▸ **Goal**: Reproduce nothing but the lines from the start of the material through the line that includes "-23.4, -21.8, -20.6];", both ends included, and omit every picture.

▸ **Data shown**:
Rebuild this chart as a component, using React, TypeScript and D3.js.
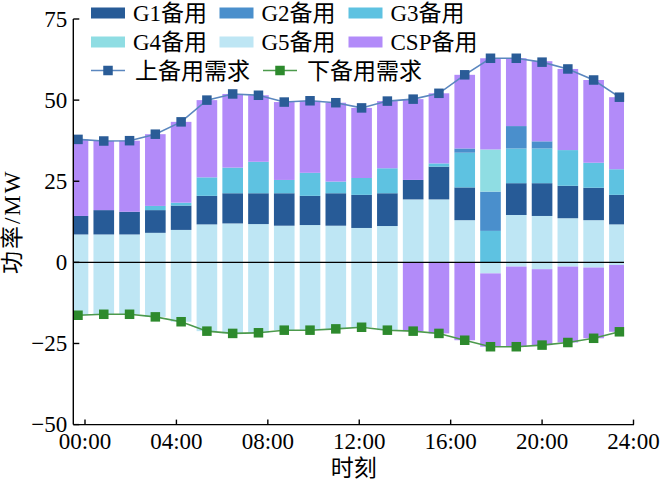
import React, { useMemo } from 'react';
import * as d3 from 'd3';

// reserve demand (MW), one value per dispatch slot
const upDemand = [37.9, 37.4, 37.5, 39.5, 43.3, 50.0, 51.9, 51.5, 49.4, 49.8, 49.2, 47.6, 49.7, 50.3, 52.1, 57.8, 62.9, 62.9, 61.7, 59.6, 56.2, 50.9];
const downDemand = [-16.3, -16.0, -16.0, -16.8, -18.3, -21.2, -21.9, -21.7, -20.9, -20.9, -20.5, -20.0, -20.9, -21.2, -21.9, -24.0, -26.0, -26.0, -25.5, -24.7, -23.4, -21.4];

// up reserve by unit
const g5Up = [8.6, 8.6, 8.6, 9.1, 10.0, 11.7, 12.0, 11.8, 11.3, 11.5, 11.3, 10.6, 11.2, 19.4, 19.4, 13.0, 0, 14.6, 14.3, 13.6, 13.0, 11.7];
const g1Up = [5.7, 7.5, 7.0, 7.0, 7.5, 8.8, 9.3, 9.5, 10.0, 9.0, 10.0, 10.2, 10.1, 6.0, 10.1, 10.1, 0, 9.8, 10.1, 10.0, 10.0, 9.1];
const g3Up = [0, 0, 0, 1.3, 0.9, 5.7, 7.9, 9.7, 4.1, 7.1, 3.6, 5.2, 7.7, 0, 1.0, 10.7, 9.7, 10.7, 10.7, 11.0, 7.7, 7.9];
const g2Up = [0, 0, 0, 0, 0, 0, 0, 0, 0, 0, 0, 0, 0, 0, 0, 1.3, 12.1, 6.9, 2.2, 0, 0, 0];
const g4Up = [0, 0, 0, 0, 0, 0, 0, 0, 0, 0, 0, 0, 0, 0, 0, 0, 13.0, 0, 0, 0, 0, 0];
const cspUp = [23.6, 21.3, 21.9, 22.1, 24.9, 23.8, 22.7, 20.5, 24.0, 22.2, 24.3, 21.6, 20.7, 24.9, 21.6, 22.7, 28.1, 20.9, 24.7, 25.0, 25.5, 22.2];

// down reserve by unit
const g5Down = [-16.3, -16.0, -16.0, -16.8, -18.3, -21.2, -21.9, -21.7, -20.9, -20.9, -20.5, -20.0, -20.9, 0, 0, 0, -3.4, -1.3, -2.1, -1.3, -1.6, -0.8];
const cspDown = [0, 0, 0, 0, 0, 0, 0, 0, 0, 0, 0, 0, 0, -21.2, -21.9, -24.0, -22.6, -24.7, -23.4, -23.4, -21.8, -20.6];

const timeTicks = [0, 4, 8, 12, 16, 20, 24];
const timeLabels = ['00:00', '04:00', '08:00', '12:00', '16:00', '20:00', '24:00'];
const yTicks = [-50, -25, 0, 25, 50, 75];

const COLORS: Record<string, string> = {
  G1: '#275b97',
  G2: '#4a8fcc',
  G3: '#5ec2e1',
  G4: '#8fdde3',
  G5: '#bee6f4',
  CSP: '#b28bf9',
  G5n: '#bee6f4',
  CSPn: '#b28bf9',
};

const UP_LINE = '#5b87bf';
const UP_MARK = '#2a5c97';
const DOWN_LINE = '#4c9a4c';
const DOWN_MARK = '#2d8a2d';

const FONT = '"Liberation Serif", "Times New Roman", "Noto Sans CJK SC", serif';

const PLOT = { left: 73.3, right: 634, barRight: 624, top: 19, bottom: 424.6 };

const App: React.FC = () => {
  const slots = useMemo(() => upDemand.map((_, i) => i), []);

  const table = useMemo(
    () =>
      slots.map(i => ({
        slot: i,
        G5: g5Up[i],
        G1: g1Up[i],
        G3: g3Up[i],
        G2: g2Up[i],
        G4: g4Up[i],
        CSP: cspUp[i],
        G5n: g5Down[i],
        CSPn: cspDown[i],
      })),
    [slots]
  );

  const scales = useMemo(() => {
    const y = d3.scaleLinear().domain([-50, 75]).range([PLOT.bottom, PLOT.top]);
    const xTime = d3.scaleLinear().domain([0, 24]).range([85, 633.5]);
    const xBar = d3
      .scaleBand<number>()
      .domain(slots)
      .range([65.1, 632.3])
      .paddingInner(0.2)
      .paddingOuter(0.1);
    return { y, xTime, xBar };
  }, [slots]);

  const series = useMemo(() => {
    const stack = d3
      .stack<any>()
      .keys(['G5', 'G1', 'G3', 'G2', 'G4', 'CSP', 'G5n', 'CSPn'])
      .offset(d3.stackOffsetDiverging);
    return stack(table);
  }, [table]);

  const cx = (i: number) => (scales.xBar(i) || 0) + scales.xBar.bandwidth() / 2;

  const upLine = d3
    .line<number>()
    .x((_, i) => cx(i))
    .y(d => scales.y(d));

  const legendBars = [
    { key: 'G1', label: 'G1备用', x: 91, y: 13 },
    { key: 'G2', label: 'G2备用', x: 219.5, y: 13 },
    { key: 'G3', label: 'G3备用', x: 348.5, y: 13 },
    { key: 'G4', label: 'G4备用', x: 91, y: 42 },
    { key: 'G5', label: 'G5备用', x: 219.5, y: 42 },
    { key: 'CSP', label: 'CSP备用', x: 348.5, y: 42 },
  ];
  const legendLines = [
    { label: '上备用需求', x: 91, y: 70.5, line: UP_LINE, mark: UP_MARK },
    { label: '下备用需求', x: 263, y: 70.5, line: DOWN_LINE, mark: DOWN_MARK },
  ];

  const markSize = 9.5;

  return (
    <svg
      width={664}
      height={482}
      style={{ position: 'absolute', left: 0, top: 0, background: '#fff' }}
      fontFamily={FONT}
    >
      <defs>
        <clipPath id="plot-clip">
          <rect
            x={PLOT.left}
            y={PLOT.top}
            width={PLOT.barRight - PLOT.left}
            height={PLOT.bottom - PLOT.top}
          />
        </clipPath>
      </defs>

      {/* stacked reserve bars */}
      <g clipPath="url(#plot-clip)">
        {series.map(s => (
          <g key={s.key} fill={COLORS[s.key]}>
            {s.map((d, i) => {
              const h = Math.abs(scales.y(d[0]) - scales.y(d[1]));
              if (h < 0.01) return null;
              return (
                <rect
                  key={i}
                  x={scales.xBar(i)}
                  y={Math.min(scales.y(d[0]), scales.y(d[1]))}
                  width={scales.xBar.bandwidth()}
                  height={h}
                />
              );
            })}
          </g>
        ))}
      </g>

      {/* zero line */}
      <line
        x1={PLOT.left}
        x2={PLOT.barRight}
        y1={scales.y(0)}
        y2={scales.y(0)}
        stroke="#000"
        strokeWidth={1.4}
      />

      {/* demand lines */}
      <path d={upLine(upDemand) || ''} fill="none" stroke={UP_LINE} strokeWidth={1.6} />
      <path d={upLine(downDemand) || ''} fill="none" stroke={DOWN_LINE} strokeWidth={1.6} />
      {upDemand.map((v, i) => (
        <rect
          key={`up-${i}`}
          x={cx(i) - markSize / 2}
          y={scales.y(v) - markSize / 2}
          width={markSize}
          height={markSize}
          fill={UP_MARK}
        />
      ))}
      {downDemand.map((v, i) => (
        <rect
          key={`dn-${i}`}
          x={cx(i) - markSize / 2}
          y={scales.y(v) - markSize / 2}
          width={markSize}
          height={markSize}
          fill={DOWN_MARK}
        />
      ))}

      {/* y axis */}
      <g>
        <line x1={PLOT.left} x2={PLOT.left} y1={PLOT.top} y2={PLOT.bottom} stroke="#000" strokeWidth={1.4} />
        {yTicks.map(t => (
          <g key={`y-${t}`} transform={`translate(${PLOT.left}, ${scales.y(t)})`}>
            <line x2={6} stroke="#000" strokeWidth={1.4} />
            <text x={-6} dy="0.34em" textAnchor="end" fontSize="23px" fill="#000">
              {t < 0 ? `\u2212${Math.abs(t)}` : t}
            </text>
          </g>
        ))}
        <text
          transform={`translate(20, ${scales.y(12.5)}) rotate(-90)`}
          textAnchor="middle"
          fontSize="23px"
          letterSpacing="2px"
          fill="#000"
        >
          功率/MW
        </text>
      </g>

      {/* x axis */}
      <g transform={`translate(0, ${PLOT.bottom})`}>
        <line x1={PLOT.left} x2={PLOT.right} stroke="#000" strokeWidth={1.4} />
        {timeTicks.map((t, i) => (
          <g key={`x-${t}`} transform={`translate(${scales.xTime(t)}, 0)`}>
            <line y2={-5} stroke="#000" strokeWidth={1.4} />
            <text y={24} textAnchor="middle" fontSize="23px" fill="#000">
              {timeLabels[i]}
            </text>
          </g>
        ))}
        <text x={(PLOT.left + PLOT.right) / 2} y={51} textAnchor="middle" fontSize="23px" fill="#000">
          时刻
        </text>
      </g>

      {/* legend */}
      <g fontSize="23px" fill="#000">
        {legendBars.map(l => (
          <g key={l.key} transform={`translate(${l.x}, ${l.y})`}>
            <rect x={0} y={-5.5} width={34} height={11} fill={COLORS[l.key]} />
            <text x={42} dy="0.36em">
              {l.label}
            </text>
          </g>
        ))}
        {legendLines.map(l => (
          <g key={l.label} transform={`translate(${l.x}, ${l.y})`}>
            <line x1={0} x2={34} stroke={l.line} strokeWidth={1.6} />
            <rect x={17 - markSize / 2} y={-markSize / 2} width={markSize} height={markSize} fill={l.mark} />
            <text x={44} dy="0.36em">
              {l.label}
            </text>
          </g>
        ))}
      </g>
    </svg>
  );
};

export default App;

▸ **Result of the exercise**:
Rebuild this chart as a component, using React, TypeScript and D3.js.
import React, { useMemo } from 'react';
import * as d3 from 'd3';

// reserve demand (MW), one value per dispatch slot
const upDemand = [37.9, 37.4, 37.5, 39.5, 43.3, 50.0, 51.9, 51.5, 49.4, 49.8, 49.2, 47.6, 49.7, 50.3, 52.1, 57.8, 62.9, 62.9, 61.7, 59.6, 56.2, 50.9];
const downDemand = [-16.3, -16.0, -16.0, -16.8, -18.3, -21.2, -21.9, -21.7, -20.9, -20.9, -20.5, -20.0, -20.9, -21.2, -21.9, -24.0, -26.0, -26.0, -25.5, -24.7, -23.4, -21.4];

// up reserve by unit
const g5Up = [8.6, 8.6, 8.6, 9.1, 10.0, 11.7, 12.0, 11.8, 11.3, 11.5, 11.3, 10.6, 11.2, 19.4, 19.4, 13.0, 0, 14.6, 14.3, 13.6, 13.0, 11.7];
const g1Up = [5.7, 7.5, 7.0, 7.0, 7.5, 8.8, 9.3, 9.5, 10.0, 9.0, 10.0, 10.2, 10.1, 6.0, 10.1, 10.1, 0, 9.8, 10.1, 10.0, 10.0, 9.1];
const g3Up = [0, 0, 0, 1.3, 0.9, 5.7, 7.9, 9.7, 4.1, 7.1, 3.6, 5.2, 7.7, 0, 1.0, 10.7, 9.7, 10.7, 10.7, 11.0, 7.7, 7.9];
const g2Up = [0, 0, 0, 0, 0, 0, 0, 0, 0, 0, 0, 0, 0, 0, 0, 1.3, 12.1, 6.9, 2.2, 0, 0, 0];
const g4Up = [0, 0, 0, 0, 0, 0, 0, 0, 0, 0, 0, 0, 0, 0, 0, 0, 13.0, 0, 0, 0, 0, 0];
const cspUp = [23.6, 21.3, 21.9, 22.1, 24.9, 23.8, 22.7, 20.5, 24.0, 22.2, 24.3, 21.6, 20.7, 24.9, 21.6, 22.7, 28.1, 20.9, 24.7, 25.0, 25.5, 22.2];

// down reserve by unit
const g5Down = [-16.3, -16.0, -16.0, -16.8, -18.3, -21.2, -21.9, -21.7, -20.9, -20.9, -20.5, -20.0, -20.9, 0, 0, 0, -3.4, -1.3, -2.1, -1.3, -1.6, -0.8];
const cspDown = [0, 0, 0, 0, 0, 0, 0, 0, 0, 0, 0, 0, 0, -21.2, -21.9, -24.0, -22.6, -24.7, -23.4, -23.4, -21.8, -20.6];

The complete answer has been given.